Arthur Henderson Wins Nobel Peace Prize
Arthur Henderson (13 September 1863 – 20 October 1935) was a British union leader, politician, disarmament advocate, and the 1934 Nobel Peace Prize Laureate.
He served three short terms as the leader of the Labour Party from 1908-10, 1914-17 and 1931-32.
Arthur Henderson was born in Glasgow, Scotland in 1863, the son of a textile worker who died when Arthur was only 10 years old. After his father's death, the Hendersons moved to Newcastle upon Tyne in the North East of England.

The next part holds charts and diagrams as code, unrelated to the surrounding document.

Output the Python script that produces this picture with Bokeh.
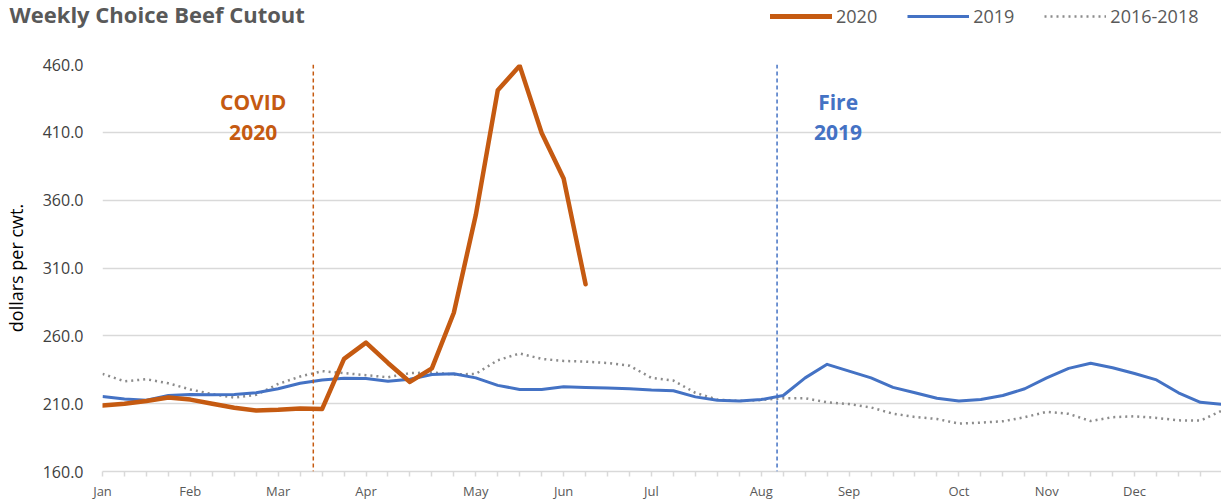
from bokeh.plotting import figure
from bokeh.layouts import column
from bokeh.models import Range1d, FixedTicker, Span, Label, Legend, LegendItem
from bokeh.embed import file_html
from bokeh.resources import INLINE

# ---------------- data ----------------
weeks = list(range(52))
month_labels = ["Jan", "Feb", "Mar", "Apr", "May", "Jun", "Jul", "Aug", "Sep", "Oct", "Nov", "Dec"]
month_weeks = [0, 4, 8, 12, 17, 21, 25, 30, 34, 39, 43, 47]

y_ticks = [160, 210, 260, 310, 360, 410, 460]
y_tick_labels = ["160.0", "210.0", "260.0", "310.0", "360.0", "410.0", "460.0"]

cutout_2020 = [208.6, 210.0, 212.0, 214.5, 213.0, 210.0, 207.0, 205.0, 205.5, 206.5,
               206.0, 243.0, 255.0, 240.0, 226.0, 236.0, 277.0, 349.0, 441.0, 459.0,
               409.5, 376.0, 298.0]

cutout_2019 = [215.3, 213.5, 212.5, 216.0, 216.7, 216.5, 216.8, 218.0, 221.0, 225.0,
               227.5, 228.8, 228.5, 226.5, 228.0, 231.5, 232.0, 229.0, 223.5, 220.5,
               220.5, 222.5, 222.0, 221.5, 221.0, 220.0, 219.5, 215.0, 212.5, 212.0,
               213.0, 216.0, 229.0, 239.0, 234.0, 229.0, 222.0, 218.0, 214.0, 212.0,
               213.0, 216.0, 221.0, 229.0, 236.0, 239.8, 236.5, 232.2, 227.5, 218.0,
               211.0, 209.5]

cutout_2016_2018 = [232.0, 226.5, 228.0, 225.0, 220.5, 217.0, 214.5, 216.5, 224.5, 230.0,
                    234.0, 232.5, 231.0, 229.5, 232.5, 233.0, 231.5, 232.0, 242.0, 247.0,
                    243.0, 241.5, 241.0, 240.0, 238.0, 229.0, 227.0, 218.0, 213.0, 212.0,
                    212.7, 214.0, 214.0, 211.0, 209.7, 207.2, 202.6, 200.2, 198.7, 195.3,
                    196.0, 197.0, 200.0, 204.0, 202.5, 197.2, 200.0, 200.7, 199.5, 197.7,
                    197.5, 205.0]

series_names = ["2020", "2019", "2016-2018"]
series_data = [cutout_2020, cutout_2019, cutout_2016_2018]
series_colors = ["#C55A11", "#4472C4", "#8C8C8C"]
series_widths = [4.5, 3, 2.5]
series_dashes = ["solid", "solid", "2 4"]

event_titles = ["COVID", "Fire"]
event_years = ["2020", "2019"]
event_weeks = [9.6, 30.72]
event_label_weeks = [6.86, 33.5]
event_colors = ["#C55A11", "#4472C4"]

chart_title = "Weekly Choice Beef Cutout"
FONT = "Open Sans"

W = 1221
TOP_H = 46
MAIN_H = 456


def no_align(fig):
    if "frame_align" in fig.properties():
        fig.frame_align = False


# ---------------- header (title + legend) ----------------
top = figure(width=W, height=TOP_H, x_range=Range1d(0, W), y_range=Range1d(0, TOP_H),
             output_backend="svg", toolbar_location=None, title=None,
             x_axis_location=None, y_axis_location=None,
             min_border=0, min_border_left=0, min_border_right=0,
             min_border_top=0, min_border_bottom=0)
top.outline_line_color = None
top.grid.visible = False
no_align(top)

top.add_layout(Label(x=9, y=33, text=chart_title, text_font=FONT,
                     text_font_size="22px", text_font_style="bold", text_color="#595959",
                     text_align="left", text_baseline="middle"))

# legend key renderers: one-vertex lines (draw nothing themselves)
keys = []
for data, col, lw, dash in zip(series_data, series_colors, series_widths, series_dashes):
    keys.append(top.line(x=weeks[:1], y=data[:1], line_color=col,
                         line_width=lw + (0.5 if lw > 4 else 0), line_dash=dash,
                         line_cap="round" if lw > 4 else "butt"))

legend = Legend(items=[LegendItem(label=n, renderers=[r]) for n, r in zip(series_names, keys)],
                orientation="horizontal", location=(770, 18),
                padding=0, margin=0, spacing=30, label_standoff=4,
                glyph_width=62, glyph_height=20,
                border_line_color=None, background_fill_alpha=0,
                label_text_font=FONT, label_text_font_size="18px",
                label_text_color="#595959")
top.add_layout(legend)

# ---------------- main chart ----------------
p = figure(width=W, height=MAIN_H,
           x_range=Range1d(0, 50.96), y_range=Range1d(160, 460),
           output_backend="svg", toolbar_location=None, title=None,
           min_border_left=102, min_border_right=0, min_border_top=18, min_border_bottom=31)
p.outline_line_color = None
no_align(p)

p.xaxis.ticker = FixedTicker(ticks=weeks)
lab = dict(zip(month_weeks, month_labels))
p.xaxis.major_label_overrides = {w: lab.get(w, "") for w in weeks}
p.xaxis.axis_line_color = "#D9D9D9"
p.xaxis.axis_line_width = 1.5
p.xaxis.major_tick_line_color = "#D9D9D9"
p.xaxis.major_tick_line_width = 1.5
p.xaxis.major_tick_out = 5
p.xaxis.major_tick_in = 0
p.xaxis.minor_tick_line_color = None
p.xaxis.major_label_text_font = FONT
p.xaxis.major_label_text_font_size = "13px"
p.xaxis.major_label_text_color = "#595959"
p.xaxis.major_label_standoff = 5

p.yaxis.ticker = FixedTicker(ticks=y_ticks)
p.yaxis.major_label_overrides = dict(zip(y_ticks, y_tick_labels))
p.yaxis.axis_line_color = None
p.yaxis.major_tick_line_color = None
p.yaxis.minor_tick_line_color = None
p.yaxis.major_tick_out = 0
p.yaxis.major_tick_in = 0
p.yaxis.major_label_standoff = 19
p.yaxis.major_label_text_font = FONT
p.yaxis.major_label_text_font_size = "16px"
p.yaxis.major_label_text_color = "#404040"
p.yaxis.axis_label = "dollars per cwt."
p.yaxis.axis_label_text_font = FONT
p.yaxis.axis_label_text_font_size = "18px"
p.yaxis.axis_label_text_font_style = "normal"
p.yaxis.axis_label_text_color = "#000000"
p.yaxis.axis_label_standoff = 12

p.xgrid.visible = False
p.ygrid.ticker = FixedTicker(ticks=y_ticks)
p.ygrid.grid_line_color = "#D9D9D9"
p.ygrid.grid_line_width = 1.5

for wk, col in zip(event_weeks, event_colors):
    p.add_layout(Span(location=wk, dimension="height", line_color=col,
                      line_dash="4 3", line_width=1.5))

p.line(weeks, cutout_2016_2018, line_color=series_colors[2], line_width=series_widths[2],
       line_dash=series_dashes[2])
p.line(weeks, cutout_2019, line_color=series_colors[1], line_width=series_widths[1],
       line_join="round")
p.line(weeks[:len(cutout_2020)], cutout_2020, line_color=series_colors[0],
       line_width=series_widths[0], line_join="round", line_cap="round")

for t, yr, wk, col in zip(event_titles, event_years, event_label_weeks, event_colors):
    for txt, yv in ((t, 432), (yr, 410)):
        p.add_layout(Label(x=wk, y=yv, text=txt, text_font=FONT, text_font_size="21px",
                           text_font_style="bold", text_color=col,
                           text_align="center", text_baseline="middle"))

layout = column(top, p, spacing=0)
open("out.html", "w").write(file_html(layout, INLINE))
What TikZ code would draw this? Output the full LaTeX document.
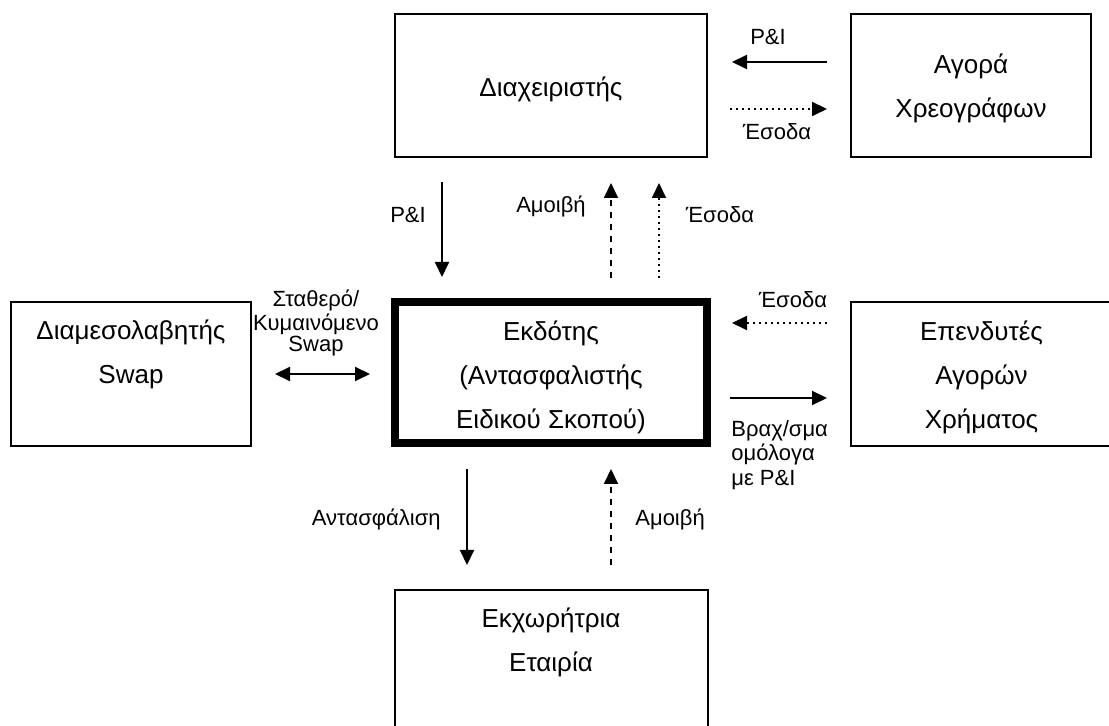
\documentclass[tikz,border=0pt]{standalone}
\usepackage{fontspec}
\setmainfont{Liberation Sans}
\usetikzlibrary{arrows.meta}

\begin{document}
\begin{tikzpicture}[x=0.5pt,y=-0.5pt,
        box/.style={
        draw=black, line width=1pt,
        inner sep=0pt, align=center, text depth=2pt,
        font=\fontsize{13}{22}\selectfont},
        lbl/.style={inner sep=0pt, font=\fontsize{11}{12}\selectfont},
        arr/.style={line width=1pt, -{Triangle[length=7.5pt,width=7pt]}},
        ]

        \useasboundingbox (0,0) rectangle (1109,726);

        \node (diax) [box, text height=12.8pt, minimum width=156pt, minimum height=71.5pt] at (551,85.5) {Διαχειριστής};
        \node (agora) [box, text height=33.8pt, minimum width=120pt, minimum height=71.5pt] at (971,85.5) {Αγορά\\Χρεογράφων};
        \node (swapb) [box, text height=11.3pt, minimum width=120pt, minimum height=72pt] at (131,374) {Διαμεσολαβητής\\Swap};
        \node (ekd) [box, text height=57.8pt, line width=4pt, minimum width=156pt, minimum height=70.5pt] at (551,372.5) {Εκδότης\\(Αντασφαλιστής\\Ειδικού Σκοπού)};
        \node (epend) [box, text height=56.8pt, minimum width=130.5pt, minimum height=72pt] at (981.5,374) {Επενδυτές\\Αγορών\\Χρήματος};
        \node (ekx) [box, text height=11.3pt, minimum width=156.5pt, minimum height=72pt] at (551,662) {Εκχωρήτρια\\Εταιρία};

        % top
        \draw[arr, shorten <=11.5pt, shorten >=12pt] (agora.west |- 0,62) -- (diax.east |- 0,62);
        \draw[arr, dotted, shorten <=11pt, shorten >=11.5pt] (diax.east |- 0,109) -- (agora.west |- 0,109);
        \node (pi1) [lbl, anchor=base] at (768,45) {P\&I};
        \node (es1) [lbl, anchor=base] at (777,140) {Έσοδα};

        \draw[arr, shorten <=12pt, shorten >=10.5pt] (diax.south -| 442,0) -- (ekd.north -| 442,0);
        \draw[arr, dashed, shorten <=10pt, shorten >=12.5pt] (ekd.north -| 611,0) -- (diax.south -| 611,0);
        \draw[arr, dotted, shorten <=10pt, shorten >=12.5pt] (ekd.north -| 659,0) -- (diax.south -| 659,0);
        \node (pi2) [lbl, anchor=base] at (408,223) {P\&I};
        \node (am1) [lbl, anchor=base] at (551,213) {Αμοιβή};
        \node (es2) [lbl, anchor=base] at (720,223) {Έσοδα};

        % sides
        \draw[line width=1pt, {Triangle[length=7.5pt,width=7pt]}-{Triangle[length=7.5pt,width=7pt]},
            shorten <=11.5pt, shorten >=10.5pt] (swapb.east |- 0,374) -- (ekd.west |- 0,374);
        \node (fl) [lbl, align=center, font=\fontsize{11}{10.5}\selectfont] at (316,323) {Σταθερό/\\Κυμαινόμενο\\Swap};

        \draw[arr, dotted, shorten <=11.5pt, shorten >=10.5pt] (epend.west |- 0,323) -- (ekd.east |- 0,323);
        \draw[arr, shorten <=9.5pt, shorten >=11.5pt] (ekd.east |- 0,398) -- (epend.west |- 0,398);
        \node (es3) [lbl, anchor=base] at (793,308) {Έσοδα};
        \node (om) [lbl, align=left, anchor=west, font=\fontsize{11}{12.25}\selectfont] at (731,455) {Βραχ/σμα\\ομόλογα\\με P\&I};

        % bottom
        \draw[arr, shorten <=11pt, shorten >=12pt] (ekd.south -| 467,0) -- (ekx.north -| 467,0);
        \draw[arr, dashed, shorten <=12pt, shorten >=11pt] (ekx.north -| 611,0) -- (ekd.south -| 611,0);
        \node (ant) [lbl, anchor=base east] at (441,526) {Αντασφάλιση};
        \node (am2) [lbl, anchor=base west] at (635,526) {Αμοιβή};
    \end{tikzpicture}
\end{document}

Henderson worked in a locomotive factory from the age of 12. After finishing his apprenticeship at seventeen, Arthur Henderson moved to Southampton for a year and then returned to work as an iron moulder (a type of foundryman) in Newcastle-upon-Tyne. He converted to Methodism (having previously been a Congregationalist) in 1879. This had a major impact on Henderson and he became a Lay preacher. In 1884, Henderson lost his job, and concentrated on his education, and preaching commitments.
As World War I drew to a close, Henderson's thinking took on an international dimension. In 1917 he went to Russia as an official observer for the British government; in 1918 he broke with Lloyd George over his refusal to send delegates to a proposed international conference of socialists, a conference which, as it turned out, was never convened. In the same year he initiated the call for a conference at Bern, with delegates from the defeated and neutral nations joining those of the victorious, to formulate recommendations to send to Versailles where the representatives of the Allies were assembling to draw up the terms of the peace. In 1923 he was chairman of the Labor and Socialist International at Hamburg. In 1924 he was home secretary in MacDonald's cabinet, but spent most of his energy on two international problems: the implementation of the Dawes Plan for German reparations and the drafting of the Geneva Protocol on the ultimate settlement of international disputes by arbitration.